If you'll recall, drive-ins used to show a lot of low budget stuff which cost very little.  Movies like Swedish Fly Girls and Billy Jack don't attact crowds like they used. to. 

Drive-ins have recently been resurrected in certain cities, but it's not the same.  They're largely art-house cult movies, and done on a shoe string. No concession stand, no playground, no charming reminders from management to go to church. It's just not the same.


  1. I worked at a drive-in in East Tennessee from 1968-1971. It was quite an experience. We never ran any public service announcements, but manager did put on a hour of recorded country/western music starting an hour before showtime. He had only two tapes that he alternated day by day (he did have a Christmas tape he played from late Nov. thru Christmas.)

    Gawd, the stories I could tell...much too involved and lengthy to go into here. We'd get the craziest movies, too: A lot of country/western musicals from Nashville, moonshine movies, your standard run of B-movies, and for some odd reason a lot of European art films (I think the manager could get 'em cheap and they often had brief nudity in 'em).

    The manager's favorite film was EASY RIDER. I couldn't fathom the reason for this, then I realized that after 1.5 hours of smoking dope, acting rebellious, and earing long hair, Dennis Hopper & Peter Fonda got blown away by two good ol' boys -- in the manager's eyes a perfect happy ending!

  2. They still have a drive-in here where I live. I've only been to it once, but it's pretty cool. You listen to the movie through your car stereo, so depending on how good your stereo is, it rivals being in the theatre.

    When I was young I remember going to one with my uncle and all my cousins. My uncle had a van, so about ten of us kids would pile in, and it was only $5 per car I think.

  3. Our local drive-in reopened a few years ago, and it's still going strong!


    They play the new stuff too. In fact, the new "Alice in Wonderland" is playing as part of a double feature this weekend!

  4. I miss the dancing burgers, fries, shakes, candy bars, and hot dogs. In the 50s some drive-ins used to sell a milkshake in a can. You shook it up real hard and then opened to have some sort of concoction. I remember loving them. Padding up to the concession stand in my pjs carrying my doll. Good times. Good times. Thanks for the memories.

  5. We actually STILL have a drive-in here in my small Massachusetts town, a tri-screen these days. They play the regular films that are out in theaters, nothing arty. All good stuff, family fun, like the old days.


  6. Land prices killed most drive-ins here in OZ - you could make better money building a subdivision on the site. Drive-ins were also known as "finger bowls" during their heyday here....

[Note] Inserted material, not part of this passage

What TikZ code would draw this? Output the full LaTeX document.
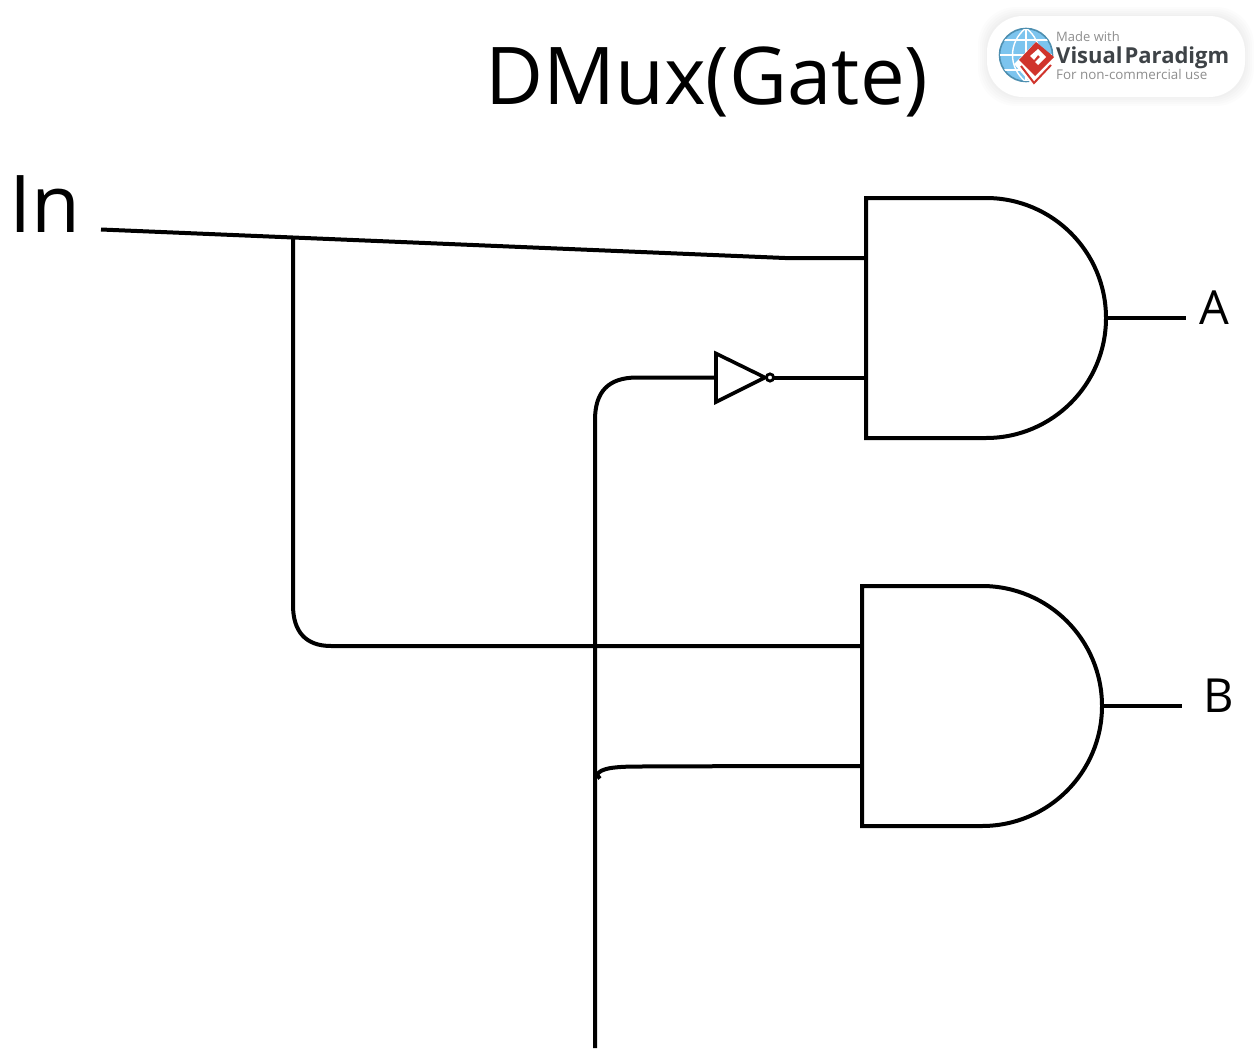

  7. Oh man, did I get a chuckle out of this one. I actually took a young lady on our first date to a drive-in screening of Billy Jack. She married me anyway! I think in our area, the drive-ins were at one time on the edge of town. Once civilization got out that way, the land prices were too tempting not to sell out. Plus, in Nebraska, there were at least four months they had to close in winter. But a no public display of affection warning, well, we would have ignored that.

  8. Buzz - Was that the Beacon in Bristol?
    I remember the Beacon and the Moonlight in the Tri-Cities area ... there was a third one whose name I can't remember--the "Twin Cities," maybe?

  9. We used to have a drive-in theater in my home town...my sister used to work the concession stand...they used to sell hamburgers and pizza. Great memories.

  10. I only went to a drive-in once, and it was pretty awesome: the 1979 re-release of JAWS, followed up with BUCK ROGERS IN THE 25th CENTURY. Wow. Thing is, I *had* to use the bathroom at one point--that point being the scene in which Ben Gardner's head pops out on Richard Dreyfuss! I didn't see that until the movie showed up on cable a year or so later. Oh well.

    I also remember driving by this drive-in in the backseat of my parents' car, and always trying to peer over the high fences surrounding it, to get a glimpse of some flesh when they played adult movies. Oh, I love the '70s!

  11. And oh yeah--after years of decrepit dormancy, it's been re-opened!


  12. Yibbleguy I was just going to ask if Buzz was talking about the one in Cocke County...yes folks you did read that right that is what the County is called, LOL.

    I remember going to one in Miami called the Thunderbird Drive-in. My mom had me and my sister convinced that the movie wouldn't start if we didn't lay down in the back of the station wagon and quit acting up. It was years later i realized the movie was on a timer and confronted her about it and she laughed, LOL.

    I think the last movie I saw at the drive-in was Teen Wolf! That or The Heavenly Kid.....


  13. I worked at the Danbury Drive-In as a projectionist. It was my first summer job home from college. What a great experience! Too much to list here, but a few of the highlights...
    - Watching the brake lights of cars intermittently turn on and off.
    - Projecting during summer thunderstorms with lightning so frequent, you couldn't see the screen.
    - Carbon arc projectors (sigh)

    The Drive-In couldn't outlast the Real estate value boom in the 80's and by 1984 it was gone. I remember a Westchester, NY Drive-In that was in full view of a large shopping center. Many a parent were shocked to leave a store only to expose their kid to a typical 70's PG scene 2-3 stories tall.

  14. YibbleGuy & Anonymous: It was the Madison Drive-In Theatre (note spelling) in Madisonville, TN.

  15. I've never been to a drive-in...always been curious though. I wonder if it was a fun as it looked on TV shows...

  16. Wal-Mart has a new, cheapy DVD collection called 1,001 TV COMMERCIALS. Several great old local drive-in ads ("go to our snack bar now!:) ads are included! Lotsa fun!


  17. The drive-in in my hometown has been operating continuously since 1951. It was even featured in a movie (The Outsiders).
    Here's some great history (with pics): http://tulsatvmemories.com/admiral.html

  18. One of my earliest memories is seeing Jaws at the drive-in. I was only 5 years old and it was scary. I saw The Black Hole and Roller Boogie too. I liked drive-ins.